> **Required work**:
Skip every picture, and extract verbatim the lines from the line containing "Output the Python" to the line containing "parallel = [8, 8, 8, 8, 8, 8, 8, 8]", both lines included.

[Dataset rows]
* * *
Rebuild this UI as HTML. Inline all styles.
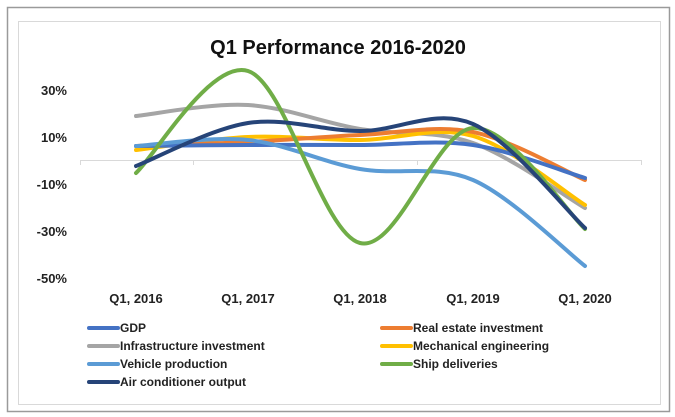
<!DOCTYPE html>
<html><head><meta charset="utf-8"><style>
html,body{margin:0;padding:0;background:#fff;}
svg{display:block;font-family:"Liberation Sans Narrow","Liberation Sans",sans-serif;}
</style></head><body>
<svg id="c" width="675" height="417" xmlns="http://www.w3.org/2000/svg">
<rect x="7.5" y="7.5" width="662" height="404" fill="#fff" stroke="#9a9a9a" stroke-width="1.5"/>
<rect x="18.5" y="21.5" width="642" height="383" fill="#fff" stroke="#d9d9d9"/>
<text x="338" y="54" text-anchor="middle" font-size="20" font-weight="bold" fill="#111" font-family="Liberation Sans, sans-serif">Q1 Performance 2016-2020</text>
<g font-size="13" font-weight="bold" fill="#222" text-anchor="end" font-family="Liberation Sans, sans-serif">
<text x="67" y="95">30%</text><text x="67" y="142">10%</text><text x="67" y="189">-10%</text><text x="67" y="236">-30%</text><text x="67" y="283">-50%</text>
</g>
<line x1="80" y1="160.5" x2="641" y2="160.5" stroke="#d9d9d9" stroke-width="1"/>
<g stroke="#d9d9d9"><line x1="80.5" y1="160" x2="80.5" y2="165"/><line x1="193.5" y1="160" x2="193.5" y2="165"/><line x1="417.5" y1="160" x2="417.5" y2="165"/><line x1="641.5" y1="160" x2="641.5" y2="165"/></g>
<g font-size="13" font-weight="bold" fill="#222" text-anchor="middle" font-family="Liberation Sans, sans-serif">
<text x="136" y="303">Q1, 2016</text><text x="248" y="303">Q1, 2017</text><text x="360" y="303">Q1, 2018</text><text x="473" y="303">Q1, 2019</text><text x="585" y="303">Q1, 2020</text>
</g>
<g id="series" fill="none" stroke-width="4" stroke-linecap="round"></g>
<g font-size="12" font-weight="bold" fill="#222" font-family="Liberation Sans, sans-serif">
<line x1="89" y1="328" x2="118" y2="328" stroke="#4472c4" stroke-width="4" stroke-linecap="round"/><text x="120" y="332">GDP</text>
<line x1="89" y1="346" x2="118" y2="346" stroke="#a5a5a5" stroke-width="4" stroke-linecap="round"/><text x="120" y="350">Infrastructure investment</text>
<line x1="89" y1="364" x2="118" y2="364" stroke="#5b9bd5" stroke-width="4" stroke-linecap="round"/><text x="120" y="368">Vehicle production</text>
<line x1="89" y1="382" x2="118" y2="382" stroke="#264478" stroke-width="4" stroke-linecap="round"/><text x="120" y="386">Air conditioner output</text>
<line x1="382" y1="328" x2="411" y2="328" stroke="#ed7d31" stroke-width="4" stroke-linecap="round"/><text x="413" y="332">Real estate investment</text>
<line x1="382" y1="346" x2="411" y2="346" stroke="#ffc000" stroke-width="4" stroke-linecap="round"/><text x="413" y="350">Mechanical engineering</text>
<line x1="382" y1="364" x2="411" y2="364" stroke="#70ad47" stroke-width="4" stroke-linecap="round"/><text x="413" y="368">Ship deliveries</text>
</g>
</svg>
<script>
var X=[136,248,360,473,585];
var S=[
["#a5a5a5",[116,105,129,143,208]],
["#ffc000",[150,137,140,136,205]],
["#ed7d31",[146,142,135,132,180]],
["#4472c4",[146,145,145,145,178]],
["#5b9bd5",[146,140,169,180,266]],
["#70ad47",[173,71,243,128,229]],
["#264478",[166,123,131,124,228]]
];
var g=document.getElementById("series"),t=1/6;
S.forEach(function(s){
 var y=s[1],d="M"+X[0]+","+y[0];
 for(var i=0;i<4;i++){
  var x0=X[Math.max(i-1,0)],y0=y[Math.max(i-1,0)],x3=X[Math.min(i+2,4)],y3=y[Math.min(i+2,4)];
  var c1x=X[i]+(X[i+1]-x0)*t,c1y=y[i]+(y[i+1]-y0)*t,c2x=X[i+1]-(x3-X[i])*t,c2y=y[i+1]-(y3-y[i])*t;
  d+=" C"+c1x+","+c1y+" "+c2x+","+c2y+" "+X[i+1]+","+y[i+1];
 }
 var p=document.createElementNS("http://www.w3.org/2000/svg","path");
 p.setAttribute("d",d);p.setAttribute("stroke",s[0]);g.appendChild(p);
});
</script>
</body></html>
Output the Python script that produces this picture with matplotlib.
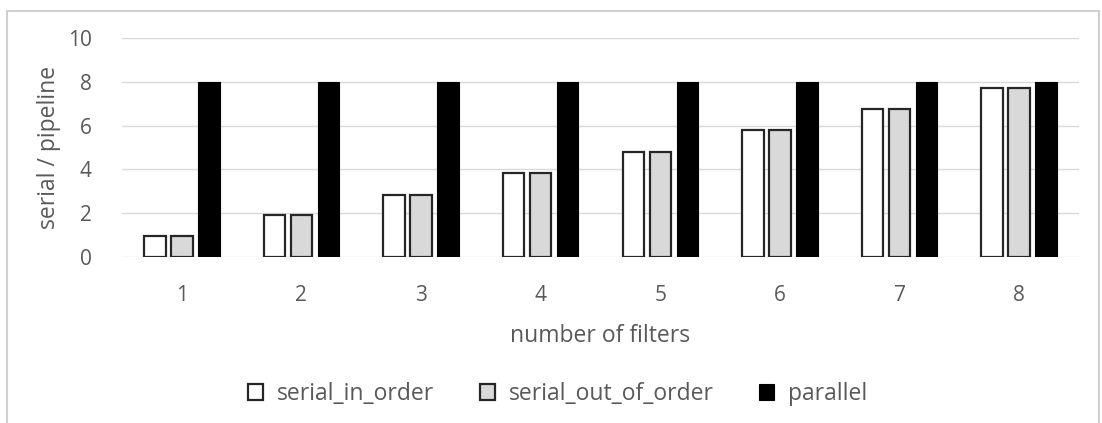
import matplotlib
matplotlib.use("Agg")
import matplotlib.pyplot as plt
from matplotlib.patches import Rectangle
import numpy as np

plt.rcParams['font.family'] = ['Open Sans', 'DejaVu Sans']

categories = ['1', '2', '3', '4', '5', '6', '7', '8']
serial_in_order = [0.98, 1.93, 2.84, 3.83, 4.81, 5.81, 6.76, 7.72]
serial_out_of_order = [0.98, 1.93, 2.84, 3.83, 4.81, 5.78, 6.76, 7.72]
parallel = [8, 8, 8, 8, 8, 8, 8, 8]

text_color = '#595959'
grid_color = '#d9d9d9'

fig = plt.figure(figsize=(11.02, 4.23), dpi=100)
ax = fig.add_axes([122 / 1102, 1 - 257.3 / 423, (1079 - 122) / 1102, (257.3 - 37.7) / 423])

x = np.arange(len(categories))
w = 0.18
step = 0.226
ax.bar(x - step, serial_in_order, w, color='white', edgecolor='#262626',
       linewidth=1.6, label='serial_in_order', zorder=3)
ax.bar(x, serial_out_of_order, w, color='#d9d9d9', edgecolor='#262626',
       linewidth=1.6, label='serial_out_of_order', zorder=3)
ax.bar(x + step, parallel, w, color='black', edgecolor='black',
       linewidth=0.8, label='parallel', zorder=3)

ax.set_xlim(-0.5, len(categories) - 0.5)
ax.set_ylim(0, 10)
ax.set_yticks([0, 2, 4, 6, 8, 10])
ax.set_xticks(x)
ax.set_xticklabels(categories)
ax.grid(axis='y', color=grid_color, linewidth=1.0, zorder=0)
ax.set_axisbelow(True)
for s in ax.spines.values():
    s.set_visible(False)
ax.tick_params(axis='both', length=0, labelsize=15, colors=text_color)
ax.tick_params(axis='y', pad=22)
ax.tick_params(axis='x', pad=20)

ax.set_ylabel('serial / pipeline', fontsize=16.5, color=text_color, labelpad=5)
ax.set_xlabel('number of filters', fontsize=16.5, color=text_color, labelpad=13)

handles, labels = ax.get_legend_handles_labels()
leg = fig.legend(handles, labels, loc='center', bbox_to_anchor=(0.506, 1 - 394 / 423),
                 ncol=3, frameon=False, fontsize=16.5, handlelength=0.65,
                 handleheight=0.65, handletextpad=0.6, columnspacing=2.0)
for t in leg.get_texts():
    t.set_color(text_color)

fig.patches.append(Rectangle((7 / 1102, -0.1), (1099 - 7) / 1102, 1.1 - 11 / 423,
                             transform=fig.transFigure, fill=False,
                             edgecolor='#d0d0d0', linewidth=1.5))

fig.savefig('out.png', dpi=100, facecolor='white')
* * *
> **Answer for the task**:
Output the Python script that produces this picture with matplotlib.
import matplotlib
matplotlib.use("Agg")
import matplotlib.pyplot as plt
from matplotlib.patches import Rectangle
import numpy as np

plt.rcParams['font.family'] = ['Open Sans', 'DejaVu Sans']

categories = ['1', '2', '3', '4', '5', '6', '7', '8']
serial_in_order = [0.98, 1.93, 2.84, 3.83, 4.81, 5.81, 6.76, 7.72]
serial_out_of_order = [0.98, 1.93, 2.84, 3.83, 4.81, 5.78, 6.76, 7.72]
parallel = [8, 8, 8, 8, 8, 8, 8, 8]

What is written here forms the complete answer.